The updated version of this Sept. 2 post more fully explains YouTube's policy and corrects the impression that YouTube sent a memo to vloggers announcing the policy. It does send emails to vloggers YouTube has demonetized for guideline infractions. But the guidelines are not new.
Whoa, did YouTube step into it!
YouTube began reminding vloggers that it has the right to essentially de-monetize their videos if they violate YouTube’s ridiculous “advertiser-friendly” content policy,
And then, it turned out, some mega-popular vloggers found out YouTube had already been enforcing that de-monetizing policy without telling them.
Lots of YouTubers are most, most unhappy, rightfully angered that YouTube is, seemingly arbitrarily, judging some YouTube videos based on extraordinarily inexact criteria.
Here, from the YouTube guidelines, are examples of “content that is considered ‘not advertiser-friendly’ (but not limited to):
Sexually suggestive content, including partial nudity and sexual humor;
Violence, including display of serious injury and events related to violent extremism;
Inappropriate language, including harassment, profanity and vulgar language;
Promotion of drugs and regulated substances, including selling, use and abuse of such items;
Controversial or sensitive subjects and events, including subjects related to war, political conflicts natural disasters and tragedies, even if graphic imagery is not shown”
That is a broad list, and fundamentally comes from the wrong point of view.
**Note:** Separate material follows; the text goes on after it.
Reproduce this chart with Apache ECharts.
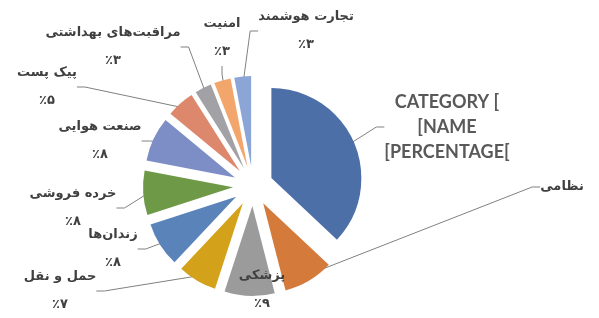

And arbitrary? Oh my god, yes. A couple days ago, PewDiePie, the most-subscribed to YouTuber in history, ranted, with no lack of f-bombs, about a false Twitter post in which an imposter posing as Sky News said he had joined ISIS. “Social media has gone full retard!” he said in his most recent video describing the events that followed. In just the first two or three minutes of that video, PewDiePie violated rules about violent extremism, controversial subjects, war, political conflict, and of course, profane and vulgar language
But my PewDiePie video played with a commercial ahead of it, and a strip ad stitched into the frame of the ad, even as others were basically having their piggy banks frozen.
Hugely popular vlogger Philip DeFranco has been the most articulate, and outraged, by this YouTube enforcement. “You never know when your platform will turn on you,” he tweeted a couple days ago.
DeFranco’s vlogs are almost always political/cultural, often screeds about political correctness/ He had been informed he had been “de-monetized” for several, impossible-to-discern offenses.
Usually, he calls his followers “beautiful bastards” but he explained in a vlog, “I don’t think I can call you beautiful bastards anymore because apparently that, and several other things I do, are not, quote, ‘advertiser friendly.’ “
But what the what? DeFranco posted on Twitter, “I’m confused because my content isn’t ad friendly, but ‘Syrian Boy Covered In Own Blood’ is. . . “ a reference to a CNN YouTube video post of that recent sad young war victim gazing, in shock, while sitting in the back of an ambulance.
Before you argue back that YouTube has every right to do what it is, haphazardly, doing, you’ll get no argument. It’s always been their right and YouTube is now just making it clearer.
In a statement, YouTube said. "While ourpolicy of demonetizing videos due to advertiser-friendly concerns hasn’t changed, we’ve recently improved the notification and appeal process to ensure better communication to our creators. Only 1% of partner videos have ever been demonetized by our advertiser-friendly content guidelines. And now, any creator can appeal."
The most famous video content censors, of course, are the broadcast networks that have a rich and silly history of it. But broadcast networks are regulated by the FCC and usually, networks program standards were written to stop offensive or too-controversial content from offending the public, not to satisfy, specifically, advertisers.
Many times that’s one and the same but judging what is acceptable to “the public” leaves a lot more room than a content policy that is based on what’s “advertiser friendly,” a weasley phrase that directly implies subjectivity and an eagerness to sell out, with no boundary to how far friendliness goes.
And how far does that go?
“YouTube's new update means ads are disabled on my acne videos because advertisers don't like it. Seriously,” tweeted vlogger Melanie Murphy, who had two of her beauty vlogs demonetized. DeFranco, by the way, now counted up 40 that YouTube has picked on.
By one estimate, YouTube will haul in $5 billion in advertising in 2016. It’s been going up a billion a year since at least 2013. It has no good reason to act like a start-up desperate for folding money. The Twitter hashtag about all this is called, tellingly, #YouTubeOverParty.
To put a positive spin on it, YouTube is proving its capacity for engagement,. It's like the introduction of New Coke The fans are engaged, and angry.